* **SHORT EXERCISE**
Copy the lines of the data below exactly, starting at the first and stopping after the line that contains "600, 700, 800];"; include no pictures.

* **RAW DATA**
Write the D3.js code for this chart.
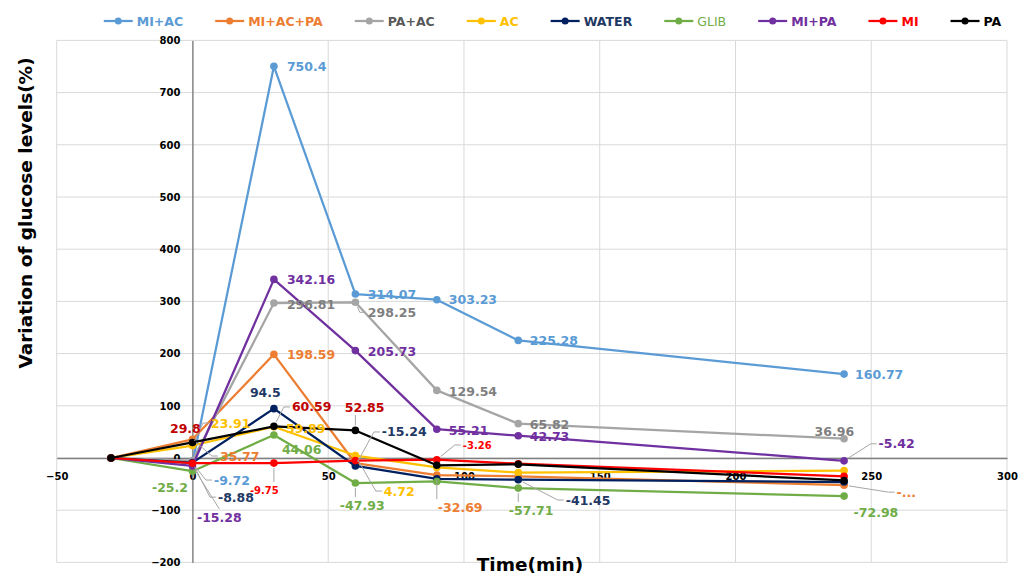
<!DOCTYPE html>
<html>
<head>
<meta charset="utf-8">
<script src="https://cdn.jsdelivr.net/npm/d3@7"></script>
<style>
  html, body { margin: 0; padding: 0; background: #ffffff; }
  svg { display: block; font-family: "DejaVu Sans", Verdana, sans-serif; }
</style>
</head>
<body>
<svg id="chart" width="1018" height="574"></svg>
<script>
// ---------- data ----------
const timeMin = [-30, 0, 30, 60, 90, 120, 240];
const seriesNames = ["MI+AC", "MI+AC+PA", "PA+AC", "AC", "WATER", "GLIB", "MI+PA", "MI", "PA"];
const miAc   = [0, -9.72, 750.4, 314.07, 303.23, 225.28, 160.77];
const miAcPa = [0, 35.77, 198.59, -10, -32.69, -35, -52];
const paAc   = [0, -5, 296.81, 298.25, 129.54, 65.82, 36.96];
const ac     = [0, 23.91, 59.89, 4.72, -18, -28, -24];
const water  = [0, -8.88, 94.5, -15.24, -40, -41.45, -46];
const glib   = [0, -25.2, 44.06, -47.93, -45, -57.71, -72.98];
const miPa   = [0, -15.28, 342.16, 205.73, 55.21, 42.73, -5.42];
const mi     = [0, -10, -9.75, -5, -3.26, -11, -35];
const pa     = [0, 29.8, 60.59, 52.85, -14, -12, -43];
const xTicks = [-50, 0, 50, 100, 150, 200, 250, 300];
const yTicks = [-200, -100, 0, 100, 200, 300, 400, 500, 600, 700, 800];

// ---------- styles ----------
const seriesValues = [miAc, miAcPa, paAc, ac, water, glib, miPa, mi, pa];
const lineColors  = ["#5b9bd5", "#ed7d31", "#a5a5a5", "#ffc000", "#002060", "#70ad47", "#7030a0", "#ff0000", "#000000"];
const labelColors = ["#5b9bd5", "#ed7d31", "#7f7f7f", "#ffc000", "#1f3864", "#70ad47", "#7030a0", "#ff0000", "#c00000"];
const legendTextColors = ["#5b9bd5", "#ed7d31", "#595959", "#ffc000", "#1f3864", "#70ad47", "#7030a0", "#ff0000", "#000000"];
const legendWeights = ["bold", "bold", "bold", "bold", "bold", "normal", "bold", "bold", "bold"];

// label placement: series index, point index, left-edge offset, centre-y offset, leader, small, text override
const labelLayout = [
  {s:0, i:1, dx:21.5, dy:17, leader:true},
  {s:0, i:2, dx:13, dy:0},
  {s:0, i:3, dx:12.5, dy:0},
  {s:0, i:4, dx:12, dy:0},
  {s:0, i:5, dx:11.5, dy:0},
  {s:0, i:6, dx:11, dy:0},
  {s:1, i:1, dx:27.5, dy:16.7, leader:true},
  {s:1, i:2, dx:13, dy:0.5},
  {s:1, i:4, dx:1, dy:32, leader:true},
  {s:1, i:6, dx:52.5, dy:7, leader:true, text:"-..."},
  {s:2, i:2, dx:13, dy:1},
  {s:2, i:3, dx:12.5, dy:10, leader:true},
  {s:2, i:4, dx:12, dy:1.5},
  {s:2, i:5, dx:11.5, dy:0.5},
  {s:2, i:6, dx:-29.5, dy:-7},
  {s:3, i:1, dx:18.5, dy:-22.5, leader:true},
  {s:3, i:2, dx:12, dy:2},
  {s:3, i:3, dx:28.5, dy:35.5, leader:true},
  {s:4, i:1, dx:25.5, dy:34.5, leader:true},
  {s:4, i:2, dx:-24, dy:-15.7},
  {s:4, i:3, dx:26.5, dy:-34, leader:true},
  {s:4, i:5, dx:47.5, dy:20.4, leader:true},
  {s:5, i:1, dx:-40.5, dy:16},
  {s:5, i:2, dx:8, dy:14},
  {s:5, i:3, dx:-15.5, dy:22, leader:true},
  {s:5, i:5, dx:-9.5, dy:22, leader:true},
  {s:5, i:6, dx:9.5, dy:16},
  {s:6, i:1, dx:4.5, dy:52, leader:true, top:true},
  {s:6, i:2, dx:13, dy:0.5},
  {s:6, i:3, dx:12.5, dy:0.5},
  {s:6, i:4, dx:12, dy:1},
  {s:6, i:5, dx:11.5, dy:1},
  {s:6, i:6, dx:34.5, dy:-17, leader:true},
  {s:7, i:2, dx:-24, dy:27, leader:true, small:true},
  {s:7, i:4, dx:26, dy:-14.7, leader:true, small:true},
  {s:8, i:1, dx:-22.5, dy:-14.4},
  {s:8, i:2, dx:18, dy:-19.4, leader:true},
  {s:8, i:3, dx:-10.5, dy:-23.4, leader:true}
];

// ---------- chart ----------
const svg = d3.select("#chart");
const x = d3.scaleLinear().domain([-50, 300]).range([56.7, 1007]);
const y = d3.scaleLinear().domain([-200, 800]).range([562.4, 40.4]);

// gridlines
const grid = svg.append("g");
grid.selectAll("line.v").data(xTicks).enter().append("line")
  .attr("x1", d => x(d)).attr("x2", d => x(d))
  .attr("y1", y(800)).attr("y2", y(-200))
  .attr("stroke", "#d9d9d9").attr("stroke-width", 1);
grid.selectAll("line.h").data(yTicks).enter().append("line")
  .attr("x1", x(-50)).attr("x2", x(300))
  .attr("y1", d => y(d)).attr("y2", d => y(d))
  .attr("stroke", "#d9d9d9").attr("stroke-width", 1);

// axes lines crossing at zero
const xAxis = d3.axisBottom(x).tickValues(xTicks).tickSize(0).tickPadding(0).tickFormat(d3.format("d"));
const gx = svg.append("g").attr("transform", `translate(0,${y(0)})`).call(xAxis);
gx.select(".domain").attr("stroke", "#7f7f7f").attr("stroke-width", 1.5);
gx.selectAll("text").attr("dy", null).attr("y", 22)
  .attr("font-family", "DejaVu Sans").attr("font-weight", "bold").attr("font-size", 10).attr("fill", "#000");

const yAxis = d3.axisLeft(y).tickValues(yTicks).tickSize(0).tickPadding(12).tickFormat(d3.format("d"));
const gy = svg.append("g").attr("transform", `translate(${x(0)},0)`).call(yAxis);
gy.select(".domain").attr("stroke", "#595959").attr("stroke-width", 1);
gy.selectAll("text")
  .attr("font-family", "DejaVu Sans").attr("font-weight", "bold").attr("font-size", 10).attr("fill", "#000");

// series
const line = d3.line().x((d, i) => x(timeMin[i])).y(d => y(d));
seriesValues.forEach((vals, s) => {
  const g = svg.append("g");
  g.append("path").datum(vals).attr("d", line)
    .attr("fill", "none").attr("stroke", lineColors[s]).attr("stroke-width", 2.25)
    .attr("stroke-linejoin", "round");
  g.selectAll("circle").data(vals).enter().append("circle")
    .attr("cx", (d, i) => x(timeMin[i])).attr("cy", d => y(d)).attr("r", 3.8)
    .attr("fill", lineColors[s]);
});

// data labels + leader lines
const leaderG = svg.append("g");
const labelG = svg.append("g");
labelLayout.forEach(L => {
  const v = seriesValues[L.s][L.i];
  const px = x(timeMin[L.i]), py = y(v);
  const t = labelG.append("text")
    .attr("x", px + L.dx).attr("y", py + L.dy).attr("dy", "0.36em")
    .attr("font-family", "DejaVu Sans").attr("font-weight", "bold")
    .attr("font-size", L.small ? 10 : 12.5)
    .attr("fill", labelColors[L.s])
    .text(L.text || String(v));
  if (L.leader) {
    const w = t.node().getComputedTextLength();
    const left = px + L.dx, right = left + w, cy = py + L.dy;
    let ax, ay, stub;
    if (L.top) { ax = left + w / 2; ay = cy - 9; stub = 0; }
    else if (left > px + 1) { ax = left - 2; ay = cy; stub = -6; }
    else if (right < px - 1) { ax = right + 2; ay = cy; stub = 6; }
    else { ax = px; ay = cy > py ? cy - 8 : cy + 8; stub = 0; }
    const bx = ax + stub, by = ay;
    const len = Math.hypot(bx - px, by - py) || 1;
    const sx = px + (bx - px) / len * 5, sy = py + (by - py) / len * 5;
    leaderG.append("polyline")
      .attr("points", `${sx},${sy} ${bx},${by} ${ax},${ay}`)
      .attr("fill", "none").attr("stroke", "#a6a6a6").attr("stroke-width", 1);
  }
});

// axis titles
svg.append("text").attr("x", 530).attr("y", 571).attr("text-anchor", "middle")
  .attr("font-family", "DejaVu Sans").attr("font-weight", "bold").attr("font-size", 18.5).attr("fill", "#000")
  .text("Time(min)");
svg.append("text").attr("transform", "translate(32,213) rotate(-90)").attr("text-anchor", "middle")
  .attr("font-family", "DejaVu Sans").attr("font-weight", "bold").attr("font-size", 18.5).attr("fill", "#000")
  .text("Variation of glucose levels(%)");

// legend
const legend = svg.append("g");
const items = [];
seriesNames.forEach((name, s) => {
  const g = legend.append("g");
  g.append("line").attr("x1", 0).attr("x2", 29).attr("y1", 0).attr("y2", 0)
    .attr("stroke", lineColors[s]).attr("stroke-width", 2.25);
  g.append("circle").attr("cx", 14.5).attr("cy", 0).attr("r", 3.5).attr("fill", lineColors[s]);
  const t = g.append("text").attr("x", 33).attr("y", 0).attr("dy", "0.36em")
    .attr("font-family", "DejaVu Sans").attr("font-weight", legendWeights[s]).attr("font-size", 12.5)
    .attr("fill", legendTextColors[s]).text(name);
  items.push({g, w: 33 + t.node().getComputedTextLength()});
});
const gap = 32;
const total = d3.sum(items, d => d.w) + gap * (items.length - 1);
let cx = 552.5 - total / 2;
items.forEach(it => { it.g.attr("transform", `translate(${cx},21)`); cx += it.w + gap; });
</script>
</body>
</html>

* **RESPONSE**
Write the D3.js code for this chart.
<!DOCTYPE html>
<html>
<head>
<meta charset="utf-8">
<script src="https://cdn.jsdelivr.net/npm/d3@7"></script>
<style>
  html, body { margin: 0; padding: 0; background: #ffffff; }
  svg { display: block; font-family: "DejaVu Sans", Verdana, sans-serif; }
</style>
</head>
<body>
<svg id="chart" width="1018" height="574"></svg>
<script>
// ---------- data ----------
const timeMin = [-30, 0, 30, 60, 90, 120, 240];
const seriesNames = ["MI+AC", "MI+AC+PA", "PA+AC", "AC", "WATER", "GLIB", "MI+PA", "MI", "PA"];
const miAc   = [0, -9.72, 750.4, 314.07, 303.23, 225.28, 160.77];
const miAcPa = [0, 35.77, 198.59, -10, -32.69, -35, -52];
const paAc   = [0, -5, 296.81, 298.25, 129.54, 65.82, 36.96];
const ac     = [0, 23.91, 59.89, 4.72, -18, -28, -24];
const water  = [0, -8.88, 94.5, -15.24, -40, -41.45, -46];
const glib   = [0, -25.2, 44.06, -47.93, -45, -57.71, -72.98];
const miPa   = [0, -15.28, 342.16, 205.73, 55.21, 42.73, -5.42];
const mi     = [0, -10, -9.75, -5, -3.26, -11, -35];
const pa     = [0, 29.8, 60.59, 52.85, -14, -12, -43];
const xTicks = [-50, 0, 50, 100, 150, 200, 250, 300];
const yTicks = [-200, -100, 0, 100, 200, 300, 400, 500, 600, 700, 800];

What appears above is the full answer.